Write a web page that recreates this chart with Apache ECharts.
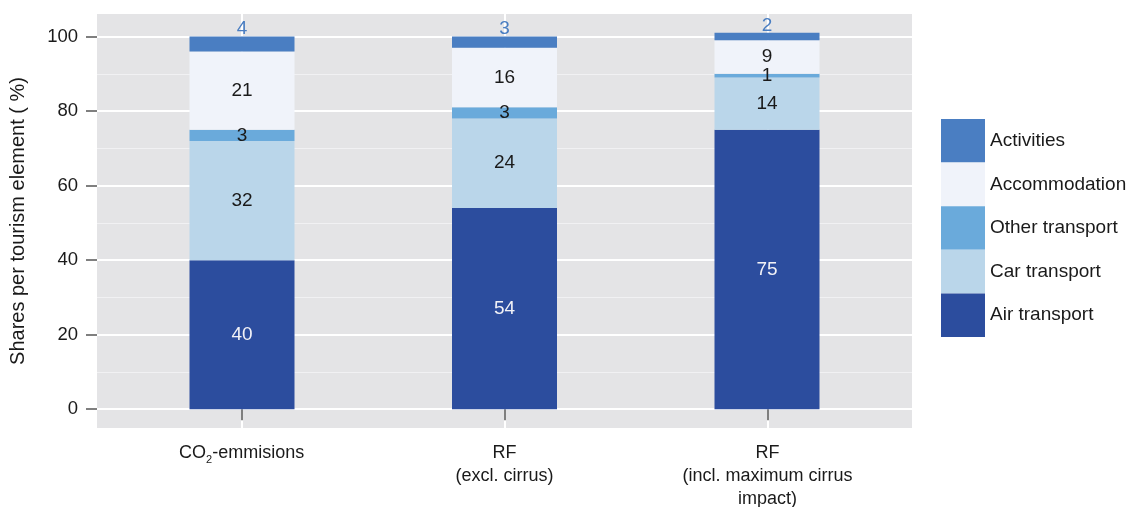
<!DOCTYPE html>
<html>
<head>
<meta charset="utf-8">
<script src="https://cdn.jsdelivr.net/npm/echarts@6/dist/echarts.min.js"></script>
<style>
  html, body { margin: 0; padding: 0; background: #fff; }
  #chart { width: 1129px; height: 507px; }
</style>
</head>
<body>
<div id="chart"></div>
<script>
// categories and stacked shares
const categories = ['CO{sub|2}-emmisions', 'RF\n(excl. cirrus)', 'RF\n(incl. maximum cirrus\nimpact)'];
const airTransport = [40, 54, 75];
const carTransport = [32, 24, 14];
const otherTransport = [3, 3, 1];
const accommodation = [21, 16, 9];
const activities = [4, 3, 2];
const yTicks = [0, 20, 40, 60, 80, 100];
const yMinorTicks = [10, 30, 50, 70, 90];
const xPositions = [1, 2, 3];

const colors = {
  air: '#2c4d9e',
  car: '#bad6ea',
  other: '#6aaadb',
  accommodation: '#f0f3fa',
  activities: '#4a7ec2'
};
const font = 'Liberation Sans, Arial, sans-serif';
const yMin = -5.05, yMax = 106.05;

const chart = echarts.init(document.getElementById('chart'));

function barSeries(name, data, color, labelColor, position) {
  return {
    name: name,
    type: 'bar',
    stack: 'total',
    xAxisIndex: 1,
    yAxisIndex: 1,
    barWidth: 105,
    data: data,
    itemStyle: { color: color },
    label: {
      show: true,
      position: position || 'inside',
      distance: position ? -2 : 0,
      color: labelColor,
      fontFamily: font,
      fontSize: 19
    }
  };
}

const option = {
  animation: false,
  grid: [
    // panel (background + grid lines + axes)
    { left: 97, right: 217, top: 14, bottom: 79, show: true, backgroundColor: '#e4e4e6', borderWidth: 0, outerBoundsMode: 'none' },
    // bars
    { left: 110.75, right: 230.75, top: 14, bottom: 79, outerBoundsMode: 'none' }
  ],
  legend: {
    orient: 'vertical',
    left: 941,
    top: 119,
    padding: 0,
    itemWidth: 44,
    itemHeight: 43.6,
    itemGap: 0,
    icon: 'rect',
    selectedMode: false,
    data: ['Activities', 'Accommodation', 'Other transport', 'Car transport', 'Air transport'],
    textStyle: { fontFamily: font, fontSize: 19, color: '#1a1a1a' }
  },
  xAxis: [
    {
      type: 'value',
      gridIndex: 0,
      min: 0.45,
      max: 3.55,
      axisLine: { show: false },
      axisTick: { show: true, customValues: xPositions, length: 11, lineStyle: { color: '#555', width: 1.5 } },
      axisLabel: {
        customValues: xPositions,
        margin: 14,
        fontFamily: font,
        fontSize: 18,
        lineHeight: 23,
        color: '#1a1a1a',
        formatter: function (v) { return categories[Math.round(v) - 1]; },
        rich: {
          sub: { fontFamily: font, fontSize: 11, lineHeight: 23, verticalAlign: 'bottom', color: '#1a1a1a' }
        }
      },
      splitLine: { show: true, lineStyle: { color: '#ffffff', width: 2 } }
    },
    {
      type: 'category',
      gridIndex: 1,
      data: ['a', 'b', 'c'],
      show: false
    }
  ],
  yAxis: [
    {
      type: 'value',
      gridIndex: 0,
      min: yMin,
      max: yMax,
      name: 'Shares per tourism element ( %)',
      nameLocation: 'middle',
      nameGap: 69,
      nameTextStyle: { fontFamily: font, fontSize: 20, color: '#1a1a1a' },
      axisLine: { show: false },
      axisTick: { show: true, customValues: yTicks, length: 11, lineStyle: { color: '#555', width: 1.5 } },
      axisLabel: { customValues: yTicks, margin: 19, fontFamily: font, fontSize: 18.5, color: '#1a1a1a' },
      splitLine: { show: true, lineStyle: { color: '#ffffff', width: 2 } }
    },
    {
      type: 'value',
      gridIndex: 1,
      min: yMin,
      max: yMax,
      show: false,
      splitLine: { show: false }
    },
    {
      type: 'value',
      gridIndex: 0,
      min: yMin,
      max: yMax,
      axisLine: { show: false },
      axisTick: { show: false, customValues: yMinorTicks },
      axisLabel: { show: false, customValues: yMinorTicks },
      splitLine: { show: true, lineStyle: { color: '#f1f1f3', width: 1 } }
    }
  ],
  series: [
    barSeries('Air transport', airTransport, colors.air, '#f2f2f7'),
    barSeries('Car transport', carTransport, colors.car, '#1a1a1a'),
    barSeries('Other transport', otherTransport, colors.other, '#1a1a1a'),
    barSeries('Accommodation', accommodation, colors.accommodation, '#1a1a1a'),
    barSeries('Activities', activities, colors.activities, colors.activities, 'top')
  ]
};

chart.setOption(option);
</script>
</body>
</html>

________________________________________

• **WORK REQUIRED**
Leave out the pictures and copy the rest of the material above exactly.

• **SOLUTION FOR THIS EXERCISE**
Write a web page that recreates this chart with Apache ECharts.
<!DOCTYPE html>
<html>
<head>
<meta charset="utf-8">
<script src="https://cdn.jsdelivr.net/npm/echarts@6/dist/echarts.min.js"></script>
<style>
  html, body { margin: 0; padding: 0; background: #fff; }
  #chart { width: 1129px; height: 507px; }
</style>
</head>
<body>
<div id="chart"></div>
<script>
// categories and stacked shares
const categories = ['CO{sub|2}-emmisions', 'RF\n(excl. cirrus)', 'RF\n(incl. maximum cirrus\nimpact)'];
const airTransport = [40, 54, 75];
const carTransport = [32, 24, 14];
const otherTransport = [3, 3, 1];
const accommodation = [21, 16, 9];
const activities = [4, 3, 2];
const yTicks = [0, 20, 40, 60, 80, 100];
const yMinorTicks = [10, 30, 50, 70, 90];
const xPositions = [1, 2, 3];

const colors = {
  air: '#2c4d9e',
  car: '#bad6ea',
  other: '#6aaadb',
  accommodation: '#f0f3fa',
  activities: '#4a7ec2'
};
const font = 'Liberation Sans, Arial, sans-serif';
const yMin = -5.05, yMax = 106.05;

const chart = echarts.init(document.getElementById('chart'));

function barSeries(name, data, color, labelColor, position) {
  return {
    name: name,
    type: 'bar',
    stack: 'total',
    xAxisIndex: 1,
    yAxisIndex: 1,
    barWidth: 105,
    data: data,
    itemStyle: { color: color },
    label: {
      show: true,
      position: position || 'inside',
      distance: position ? -2 : 0,
      color: labelColor,
      fontFamily: font,
      fontSize: 19
    }
  };
}

const option = {
  animation: false,
  grid: [
    // panel (background + grid lines + axes)
    { left: 97, right: 217, top: 14, bottom: 79, show: true, backgroundColor: '#e4e4e6', borderWidth: 0, outerBoundsMode: 'none' },
    // bars
    { left: 110.75, right: 230.75, top: 14, bottom: 79, outerBoundsMode: 'none' }
  ],
  legend: {
    orient: 'vertical',
    left: 941,
    top: 119,
    padding: 0,
    itemWidth: 44,
    itemHeight: 43.6,
    itemGap: 0,
    icon: 'rect',
    selectedMode: false,
    data: ['Activities', 'Accommodation', 'Other transport', 'Car transport', 'Air transport'],
    textStyle: { fontFamily: font, fontSize: 19, color: '#1a1a1a' }
  },
  xAxis: [
    {
      type: 'value',
      gridIndex: 0,
      min: 0.45,
      max: 3.55,
      axisLine: { show: false },
      axisTick: { show: true, customValues: xPositions, length: 11, lineStyle: { color: '#555', width: 1.5 } },
      axisLabel: {
        customValues: xPositions,
        margin: 14,
        fontFamily: font,
        fontSize: 18,
        lineHeight: 23,
        color: '#1a1a1a',
        formatter: function (v) { return categories[Math.round(v) - 1]; },
        rich: {
          sub: { fontFamily: font, fontSize: 11, lineHeight: 23, verticalAlign: 'bottom', color: '#1a1a1a' }
        }
      },
      splitLine: { show: true, lineStyle: { color: '#ffffff', width: 2 } }
    },
    {
      type: 'category',
      gridIndex: 1,
      data: ['a', 'b', 'c'],
      show: false
    }
  ],
  yAxis: [
    {
      type: 'value',
      gridIndex: 0,
      min: yMin,
      max: yMax,
      name: 'Shares per tourism element ( %)',
      nameLocation: 'middle',
      nameGap: 69,
      nameTextStyle: { fontFamily: font, fontSize: 20, color: '#1a1a1a' },
      axisLine: { show: false },
      axisTick: { show: true, customValues: yTicks, length: 11, lineStyle: { color: '#555', width: 1.5 } },
      axisLabel: { customValues: yTicks, margin: 19, fontFamily: font, fontSize: 18.5, color: '#1a1a1a' },
      splitLine: { show: true, lineStyle: { color: '#ffffff', width: 2 } }
    },
    {
      type: 'value',
      gridIndex: 1,
      min: yMin,
      max: yMax,
      show: false,
      splitLine: { show: false }
    },
    {
      type: 'value',
      gridIndex: 0,
      min: yMin,
      max: yMax,
      axisLine: { show: false },
      axisTick: { show: false, customValues: yMinorTicks },
      axisLabel: { show: false, customValues: yMinorTicks },
      splitLine: { show: true, lineStyle: { color: '#f1f1f3', width: 1 } }
    }
  ],
  series: [
    barSeries('Air transport', airTransport, colors.air, '#f2f2f7'),
    barSeries('Car transport', carTransport, colors.car, '#1a1a1a'),
    barSeries('Other transport', otherTransport, colors.other, '#1a1a1a'),
    barSeries('Accommodation', accommodation, colors.accommodation, '#1a1a1a'),
    barSeries('Activities', activities, colors.activities, colors.activities, 'top')
  ]
};

chart.setOption(option);
</script>
</body>
</html>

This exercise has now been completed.